The unexpected easing was probably influenced by the mix of workers on payrolls, economists said. Big gains in hiring of seasonal holiday workers, more entry-level positions and retirements of more expensive older employees all probably played a role.
While the Bloomberg survey on wages was taken prior to the jobs report last week, follow-up interviews with economists indicated the weak December reading wasn’t changing many minds.
A dwindling pool of jobless workers will probably pressure wages. There were 1.86 unemployed Americans per job opening in October, according to figures from the Labor Department.
That’s fewer than the 2-to-1 threshold that typically leads to larger pay increases in about six months as employers compete for a dwindling talent pool, according to research by economists at UBS Securities.
Workers and job seekers are becoming more optimistic. The share of Americans judging jobs as “hard to get” declined last month to its lowest level since March 2008, according to the New York-based Conference Board’s consumer confidence survey.

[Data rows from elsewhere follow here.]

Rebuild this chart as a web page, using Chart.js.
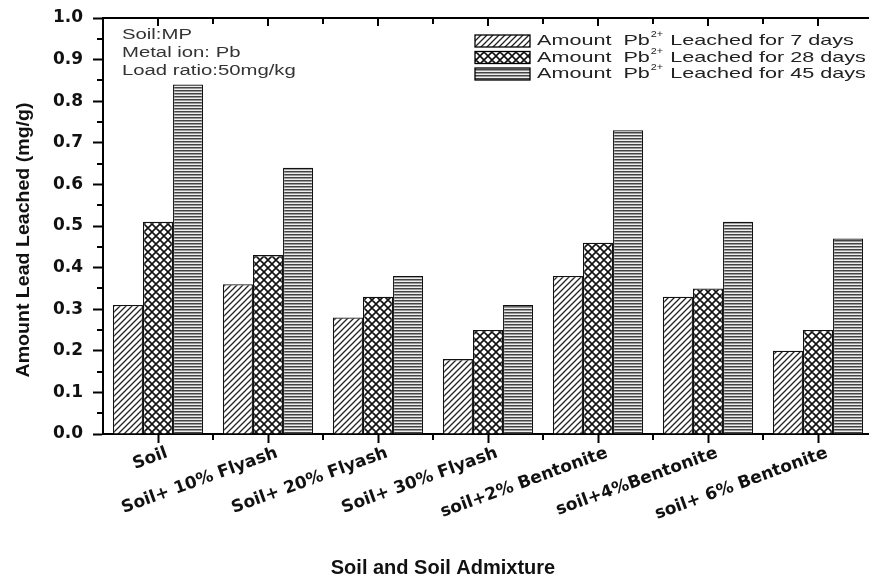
<!DOCTYPE html>
<html>
<head>
<meta charset="utf-8">
<script src="https://cdn.jsdelivr.net/npm/chart.js@4/dist/chart.umd.min.js"></script>
<style>
  body { margin: 0; background: #fff; overflow: hidden; }
  #wrap { width: 880px; height: 584px; }
</style>
</head>
<body>
<div id="wrap"><canvas id="leachChart" width="880" height="584"></canvas></div>
<script>
// data
var categories = ['Soil', 'Soil+ 10% Flyash', 'Soil+ 20% Flyash', 'Soil+ 30% Flyash',
                  'soil+2% Bentonite', 'soil+4%Bentonite', 'soil+ 6% Bentonite'];
var days7  = [0.31, 0.36, 0.28, 0.18, 0.38, 0.33, 0.20];
var days28 = [0.51, 0.43, 0.33, 0.25, 0.46, 0.35, 0.25];
var days45 = [0.84, 0.64, 0.38, 0.31, 0.73, 0.51, 0.47];
var seriesNames = ['Leached for 7 days', 'Leached for 28 days', 'Leached for 45 days'];
var notes = ['Soil:MP', 'Metal ion: Pb', 'Load ratio:50mg/kg'];
var xTitle = 'Soil and Soil Admixture';
var yTitle = 'Amount Lead Leached (mg/g)';

// hatch fills
function makePattern(kind) {
    var c = document.createElement('canvas');
    var g = c.getContext('2d');
    if (kind === 'diag') {
        c.width = c.height = 6;
        g.fillStyle = '#fff'; g.fillRect(0, 0, 6, 6);
        g.strokeStyle = '#222'; g.lineWidth = 1.3;
        g.beginPath();
        g.moveTo(-1, 7); g.lineTo(7, -1);
        g.moveTo(-4, 4); g.lineTo(4, -4);
        g.moveTo(2, 10); g.lineTo(10, 2);
        g.stroke();
    } else if (kind === 'cross') {
        c.width = c.height = 8;
        g.fillStyle = '#fff'; g.fillRect(0, 0, 8, 8);
        g.strokeStyle = '#111'; g.lineWidth = 1.6;
        g.beginPath();
        g.moveTo(-1, 9); g.lineTo(9, -1);
        g.moveTo(-5, 5); g.lineTo(5, -5);
        g.moveTo(3, 13); g.lineTo(13, 3);
        g.moveTo(-1, -1); g.lineTo(9, 9);
        g.moveTo(-5, 3); g.lineTo(5, 13);
        g.moveTo(3, -5); g.lineTo(13, 5);
        g.stroke();
    } else {
        c.width = 4; c.height = 3;
        g.fillStyle = '#444'; g.fillRect(0, 0, 4, 1);
        g.fillStyle = '#999'; g.fillRect(0, 1, 4, 1);
        g.fillStyle = '#eee'; g.fillRect(0, 2, 4, 1);
    }
    return document.createElement('canvas').getContext('2d').createPattern(c, 'repeat');
}
var fills = [makePattern('diag'), makePattern('cross'), makePattern('horiz')];

var FONT = 'Arial, "Liberation Sans", sans-serif';
var WIDE = '"DejaVu Sans", sans-serif';

// text stretched sideways, as in the figure
function wideText(ctx, str, x, y, sx) {
    ctx.save();
    ctx.translate(x, y);
    ctx.scale(sx, 1);
    ctx.fillText(str, 0, 0);
    ctx.restore();
    return ctx.measureText(str).width * sx;
}

// extra axis bits, titles, notes and legend
var decor = {
    id: 'decor',
    afterDraw: function (chart) {
        var ctx = chart.ctx;
        var a = chart.chartArea;
        var x = chart.scales.x, y = chart.scales.y;
        ctx.save();
        ctx.strokeStyle = '#000';
        ctx.lineWidth = 2;
        // top and right frame
        ctx.beginPath(); ctx.moveTo(a.left - 1, a.top); ctx.lineTo(a.right + 1, a.top); ctx.stroke();
        ctx.beginPath(); ctx.moveTo(a.right, a.top); ctx.lineTo(a.right, a.bottom); ctx.stroke();
        // y minor ticks
        for (var v = 0.05; v < 1; v += 0.1) {
            var py = Math.round(y.getPixelForValue(v));
            ctx.beginPath(); ctx.moveTo(a.left - 6, py); ctx.lineTo(a.left, py); ctx.stroke();
        }
        // x ticks: boundaries below, all on top
        var half = (x.getPixelForValue(1) - x.getPixelForValue(0)) / 2;
        for (var i = 0; i < categories.length; i++) {
            var cx = x.getPixelForValue(i);
            var bx = cx + half;
            ctx.beginPath(); ctx.moveTo(bx, a.bottom); ctx.lineTo(bx, a.bottom + 6); ctx.stroke();
            ctx.beginPath(); ctx.moveTo(cx, a.top); ctx.lineTo(cx, a.top + 8); ctx.stroke();
            ctx.beginPath(); ctx.moveTo(bx, a.top); ctx.lineTo(bx, a.top + 6); ctx.stroke();
        }
        // axis titles
        ctx.fillStyle = '#111';
        ctx.textBaseline = 'middle';
        ctx.textAlign = 'center';
        ctx.font = 'bold 20px ' + FONT;
        ctx.fillText(xTitle, 443, 568);
        ctx.save();
        ctx.translate(24, 240);
        ctx.rotate(-Math.PI / 2);
        ctx.font = 'bold 19px ' + FONT;
        var tw = ctx.measureText(yTitle).width;
        ctx.scale(275 / tw, 1);
        ctx.fillText(yTitle, 0, 0);
        ctx.restore();
        // notes top-left
        ctx.fillStyle = '#333';
        ctx.font = '14px ' + FONT;
        ctx.textAlign = 'left';
        for (var n = 0; n < notes.length; n++) {
            wideText(ctx, notes[n], 122, 35 + n * 18, 1.45);
        }
        // legend top-right
        for (var k = 0; k < 3; k++) {
            var ly = 41 + k * 16.5;
            ctx.fillStyle = fills[k];
            ctx.fillRect(475, ly - 6, 55, 12);
            ctx.lineWidth = 1.3;
            ctx.strokeRect(475, ly - 6, 55, 12);
            ctx.fillStyle = '#222';
            ctx.font = '15px ' + FONT;
            var tx = 537;
            tx += wideText(ctx, 'Amount  Pb', tx, ly, 1.44);
            ctx.font = '9px ' + FONT;
            wideText(ctx, '2+', tx + 1, ly - 6, 1.2);
            tx += ctx.measureText('2+').width * 1.2 + 2;
            ctx.font = '15px ' + FONT;
            wideText(ctx, ' ' + seriesNames[k], tx, ly, 1.44);
        }
        ctx.restore();
    }
};

var ctx = document.getElementById('leachChart').getContext('2d');
var myChart = new Chart(ctx, {
    type: 'bar',
    data: {
        labels: categories,
        datasets: [
            { label: seriesNames[0], data: days7,  backgroundColor: fills[0], borderColor: '#111', borderWidth: 1.3 },
            { label: seriesNames[1], data: days28, backgroundColor: fills[1], borderColor: '#111', borderWidth: 1.3 },
            { label: seriesNames[2], data: days45, backgroundColor: fills[2], borderColor: '#111', borderWidth: 1.3 }
        ]
    },
    options: {
        responsive: false,
        animation: false,
        categoryPercentage: 0.82,
        barPercentage: 1.0,
        layout: { padding: { top: 18, right: 7, left: 0, bottom: 0 } },
        plugins: {
            legend: { display: false },
            tooltip: { enabled: false }
        },
        scales: {
            x: {
                afterFit: function (s) { s.height = 150; },
                grid: { offset: false, drawOnChartArea: false, tickLength: 9, tickWidth: 2, tickColor: '#000' },
                border: { display: true, width: 2, color: '#000' },
                ticks: {
                    autoSkip: false, minRotation: 20, maxRotation: 20, padding: 0, labelOffset: 9,
                    color: '#111', font: { family: WIDE, size: 17, weight: 'bold' }
                }
            },
            y: {
                min: 0,
                max: 1,
                afterFit: function (s) { s.width = 103; },
                grid: { drawOnChartArea: false, tickLength: 10, tickWidth: 2, tickColor: '#000' },
                border: { display: true, width: 2, color: '#000' },
                ticks: {
                    stepSize: 0.1, padding: 10, color: '#111',
                    font: { family: WIDE, size: 17, weight: 'bold', lineHeight: 0.9 },
                    callback: function (v) { return Number(v).toFixed(1); }
                }
            }
        }
    },
    plugins: [decor]
});
</script>
</body>
</html>
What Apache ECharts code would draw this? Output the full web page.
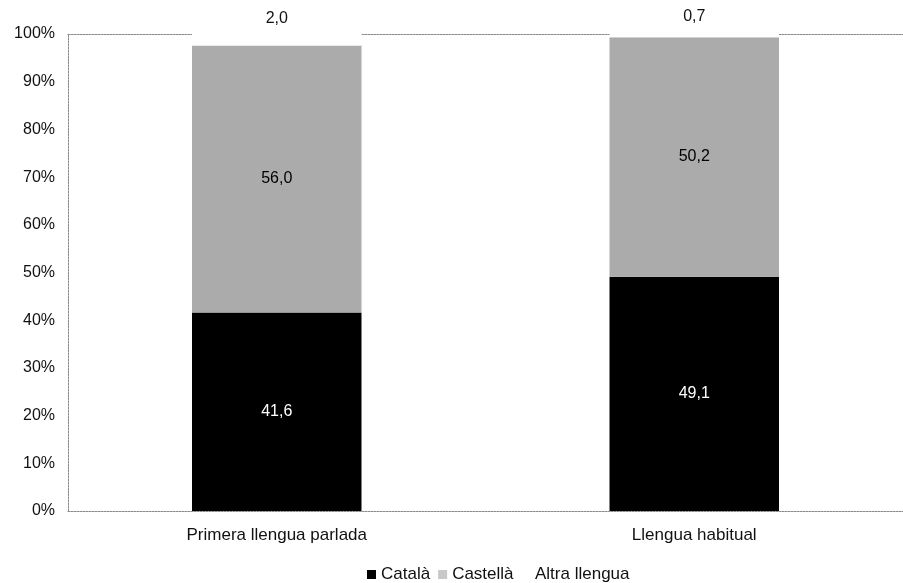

Almost half, or 45 percent, of Americans said now is a “good time to find a quality job,” the highest share since May 2007, according to results of a Gallup poll of 804 adults conducted Jan. 5-8.
Thirty-five percent of employees said they would seek another job if they didn’t receive a raise in the next year, according to results of a Harris poll of 2,030 adults from Dec. 12-16 released last week on behalf of Glassdoor, an online job-search tool. Almost half, 48 percent, said they were confident in being able to find a job in the next six months that matched their current skills and compensation levels, the biggest share in six years.
“Most of what we’ve been seeing is pretty positive, and at some point that will have to generate wage inflation,” said Gennadiy Goldberg, a strategist at TD Securities USA in New York, whose firm sees wages rising around 2.5 percent this year.
At the same time, pockets of the jobs market are limiting progress on wages. The share of jobless who have been out of work for 27 weeks or longer was 31.9 percent in December, more than twice its average in records dating to 1948. Workforce participation lingers at a 36-year low.
Slack wage gains won’t deter the central bank from tightening policy this year, according to the Bloomberg survey. Sixty-two of 67 respondents said the Fed could increase the benchmark rate from near zero even if wage increases fell short of 3 percent.
All they need to see is movement in that direction to help convince them that prices also will pick up, said Michelle Girard, chief U.S. economist at RBS Securities Inc. in Stamford, Connecticut, who sees wages climbing 3 percent this year.
“For the Fed, that’s like the minimum of what they need to see to think inflation will firm a bit,” said Girard. “It’s not like the Fed feels they need to jump on the first sign of wages firming, because they still have a long way to go just to get to the lower end of the normal range.”